In Tapatjuri, farmers like Hussain, Lakhmi Kalita and Indra Basomatary were reliant on groundwater, which had been pumped up by drilling down to 250-300 ft. After the findings, the use of such water was stopped even for agriculture. All groundwater had to be tested first for safety.
“We are not taking any more chances. We have many ponds in our village from which we now source water for agriculture,” Hussain says. After Hojai, a Fluoride Mitigation Centre was also set up in the adjoining Nagaon district.
But the problem of fluoride contamination is not Tapatjuri’s alone. An official survey found water with fluoride levels above the permissible limit in 11 districts in the State.
Dread in a teacup
Saikia says that in 2016 he tested tea from the local market at the health department’s lab and found 5.6 ppm fluoride. Green tea, he adds, is known to have 2 ppm fluoride.
AK Barooah, director of the Tocklai Tea Research Institute in Assam, however shrugged off any worry over the threat of fluoride contamination in the ‘cup that cheers’. “Tea naturally contains fluoride, which it absorbs from the soil, and there is nothing to be concerned about it at the moment.”
Experts like Najibuddin Ahmed, former additional chief engineer of the Assam PHED, call for extensive studies on food contamination. “The Jorhat-based Rice Research Centre is studying contamination of rice. But there isn’t enough data,” he says.

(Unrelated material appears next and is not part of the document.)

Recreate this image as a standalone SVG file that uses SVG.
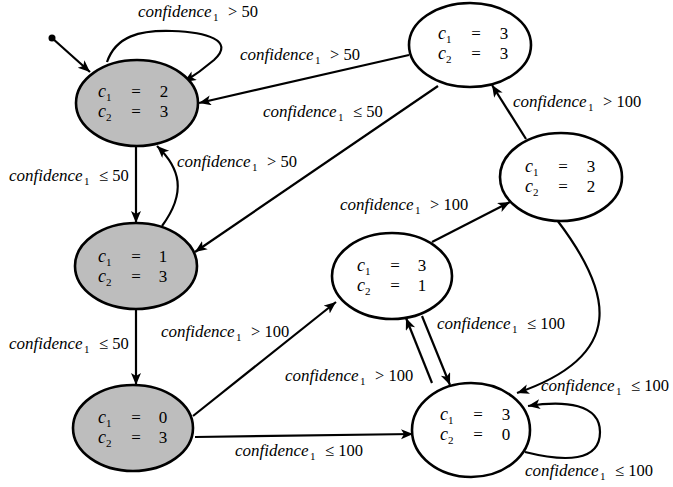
<svg xmlns="http://www.w3.org/2000/svg" width="673" height="487" viewBox="0 0 673 487">
<style>
.n ellipse{stroke:#000;stroke-width:2.6}
.g{fill:#bdbdbd}
.w{fill:#fff}
.e path,.e line{fill:none;stroke:#000;stroke-width:2.2;marker-end:url(#ah)}
text{font-family:"Liberation Serif","DejaVu Serif",serif;font-size:16.5px;fill:#000}
.it{font-style:italic}
.cf{font-style:italic;font-size:17px}
.sb{font-size:11px}
.nt{font-size:17px}
.nt .it{font-size:18px}
</style>
<defs>
<marker id="ah" markerUnits="userSpaceOnUse" markerWidth="14" markerHeight="12" refX="12" refY="5" orient="auto">
<path d="M0,0 L12,5 L0,10 L3,5 z" fill="#000"/>
</marker>
</defs>
<g class="e" id="connectors">
<circle cx="52" cy="38" r="3.5" fill="#000"/>
<line x1="52" y1="38" x2="90" y2="72"/>
<path d="M107,62 C116,36 140,30 172,31 C205,32 236,40 214,60 Q200,72 184,82"/>
<line x1="409" y1="55" x2="199" y2="103"/>
<line x1="438" y1="86" x2="195" y2="252"/>
<line x1="136" y1="146" x2="136" y2="223"/>
<path d="M162,226 C187,192 180,168 157,146"/>
<line x1="136" y1="309" x2="136" y2="385"/>
<line x1="193" y1="416" x2="336" y2="302"/>
<line x1="195" y1="437" x2="413" y2="434"/>
<line x1="432" y1="242" x2="510" y2="202"/>
<line x1="526" y1="139" x2="492" y2="85"/>
<path d="M557,220 C612,292 628,355 517,393"/>
<line x1="432" y1="383" x2="406" y2="318"/>
<line x1="422" y1="316" x2="450" y2="385"/>
<path d="M525,452 C565,462 600,462 600,432 C600,404 565,400 528,406"/>
</g>
<g class="n" id="s23">
<ellipse class="g" cx="137" cy="103" rx="61" ry="43"/>
<text class="nt"><tspan x="98" y="97" class="it">c</tspan><tspan class="sb" dy="4">1</tspan><tspan x="136" y="97" text-anchor="middle">=</tspan><tspan x="164" y="97" text-anchor="middle">2</tspan></text>
<text class="nt"><tspan x="98" y="117" class="it">c</tspan><tspan class="sb" dy="4">2</tspan><tspan x="136" y="117" text-anchor="middle">=</tspan><tspan x="164" y="117" text-anchor="middle">3</tspan></text>
</g>
<g class="n" id="s13">
<ellipse class="g" cx="136" cy="266" rx="61" ry="43"/>
<text class="nt"><tspan x="98" y="262" class="it">c</tspan><tspan class="sb" dy="4">1</tspan><tspan x="136" y="262" text-anchor="middle">=</tspan><tspan x="163" y="262" text-anchor="middle">1</tspan></text>
<text class="nt"><tspan x="98" y="282" class="it">c</tspan><tspan class="sb" dy="4">2</tspan><tspan x="136" y="282" text-anchor="middle">=</tspan><tspan x="163" y="282" text-anchor="middle">3</tspan></text>
</g>
<g class="n" id="s03">
<ellipse class="g" cx="133" cy="428" rx="60" ry="43"/>
<text class="nt"><tspan x="98" y="423" class="it">c</tspan><tspan class="sb" dy="4">1</tspan><tspan x="136" y="423" text-anchor="middle">=</tspan><tspan x="163" y="423" text-anchor="middle">0</tspan></text>
<text class="nt"><tspan x="98" y="443" class="it">c</tspan><tspan class="sb" dy="4">2</tspan><tspan x="136" y="443" text-anchor="middle">=</tspan><tspan x="163" y="443" text-anchor="middle">3</tspan></text>
</g>
<g class="n" id="s33">
<ellipse class="w" cx="470" cy="45" rx="61" ry="42"/>
<text class="nt"><tspan x="438" y="39" class="it">c</tspan><tspan class="sb" dy="4">1</tspan><tspan x="476" y="39" text-anchor="middle">=</tspan><tspan x="504" y="39" text-anchor="middle">3</tspan></text>
<text class="nt"><tspan x="438" y="59" class="it">c</tspan><tspan class="sb" dy="4">2</tspan><tspan x="476" y="59" text-anchor="middle">=</tspan><tspan x="504" y="59" text-anchor="middle">3</tspan></text>
</g>
<g class="n" id="s32">
<ellipse class="w" cx="561" cy="177" rx="61" ry="44"/>
<text class="nt"><tspan x="525" y="172" class="it">c</tspan><tspan class="sb" dy="4">1</tspan><tspan x="563" y="172" text-anchor="middle">=</tspan><tspan x="591" y="172" text-anchor="middle">3</tspan></text>
<text class="nt"><tspan x="525" y="192" class="it">c</tspan><tspan class="sb" dy="4">2</tspan><tspan x="563" y="192" text-anchor="middle">=</tspan><tspan x="591" y="192" text-anchor="middle">2</tspan></text>
</g>
<g class="n" id="s31">
<ellipse class="w" cx="392" cy="276" rx="60" ry="43"/>
<text class="nt"><tspan x="357" y="271" class="it">c</tspan><tspan class="sb" dy="4">1</tspan><tspan x="395" y="271" text-anchor="middle">=</tspan><tspan x="422" y="271" text-anchor="middle">3</tspan></text>
<text class="nt"><tspan x="357" y="291" class="it">c</tspan><tspan class="sb" dy="4">2</tspan><tspan x="395" y="291" text-anchor="middle">=</tspan><tspan x="422" y="291" text-anchor="middle">1</tspan></text>
</g>
<g class="n" id="s30">
<ellipse class="w" cx="471" cy="430" rx="59" ry="47"/>
<text class="nt"><tspan x="440" y="420" class="it">c</tspan><tspan class="sb" dy="4">1</tspan><tspan x="478" y="420" text-anchor="middle">=</tspan><tspan x="506" y="420" text-anchor="middle">3</tspan></text>
<text class="nt"><tspan x="440" y="440" class="it">c</tspan><tspan class="sb" dy="4">2</tspan><tspan x="478" y="440" text-anchor="middle">=</tspan><tspan x="506" y="440" text-anchor="middle">0</tspan></text>
</g>
<g id="labels">
<text><tspan x="138" y="17" class="cf">confidence</tspan><tspan class="sb" x="213" dy="4">1</tspan><tspan x="228" y="17">&gt; 50</tspan></text>
<text><tspan x="240" y="60" class="cf">confidence</tspan><tspan class="sb" x="315" dy="4">1</tspan><tspan x="330" y="60">&gt; 50</tspan></text>
<text><tspan x="263" y="117" class="cf">confidence</tspan><tspan class="sb" x="338" dy="4">1</tspan><tspan x="353" y="117">≤ 50</tspan></text>
<text><tspan x="177" y="167" class="cf">confidence</tspan><tspan class="sb" x="252" dy="4">1</tspan><tspan x="267" y="167">&gt; 50</tspan></text>
<text><tspan x="9" y="181" class="cf">confidence</tspan><tspan class="sb" x="84" dy="4">1</tspan><tspan x="99" y="181">≤ 50</tspan></text>
<text><tspan x="340" y="210" class="cf">confidence</tspan><tspan class="sb" x="415" dy="4">1</tspan><tspan x="430" y="210">&gt; 100</tspan></text>
<text><tspan x="513" y="107" class="cf">confidence</tspan><tspan class="sb" x="588" dy="4">1</tspan><tspan x="603" y="107">&gt; 100</tspan></text>
<text><tspan x="9" y="349" class="cf">confidence</tspan><tspan class="sb" x="84" dy="4">1</tspan><tspan x="99" y="349">≤ 50</tspan></text>
<text><tspan x="161" y="337" class="cf">confidence</tspan><tspan class="sb" x="236" dy="4">1</tspan><tspan x="251" y="337">&gt; 100</tspan></text>
<text><tspan x="437" y="329" class="cf">confidence</tspan><tspan class="sb" x="512" dy="4">1</tspan><tspan x="527" y="329">≤ 100</tspan></text>
<text><tspan x="285" y="381" class="cf">confidence</tspan><tspan class="sb" x="360" dy="4">1</tspan><tspan x="375" y="381">&gt; 100</tspan></text>
<text><tspan x="541" y="391" class="cf">confidence</tspan><tspan class="sb" x="616" dy="4">1</tspan><tspan x="631" y="391">≤ 100</tspan></text>
<text><tspan x="525" y="476" class="cf">confidence</tspan><tspan class="sb" x="600" dy="4">1</tspan><tspan x="615" y="476">≤ 100</tspan></text>
<text><tspan x="235" y="456" class="cf">confidence</tspan><tspan class="sb" x="310" dy="4">1</tspan><tspan x="325" y="456">≤ 100</tspan></text>
</g>
</svg>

Scientist RN Bhagat, who was associated with Tocklai until recently, agreed. “There has been some research on the correlation of water contamination with tea. But such studies are sporadic.”
Saikia believes that along with research, coping mechanisms have to be developed. “Going back to nature and to surface water, like ponds and rivers, after it is treated is the way forward,” he says.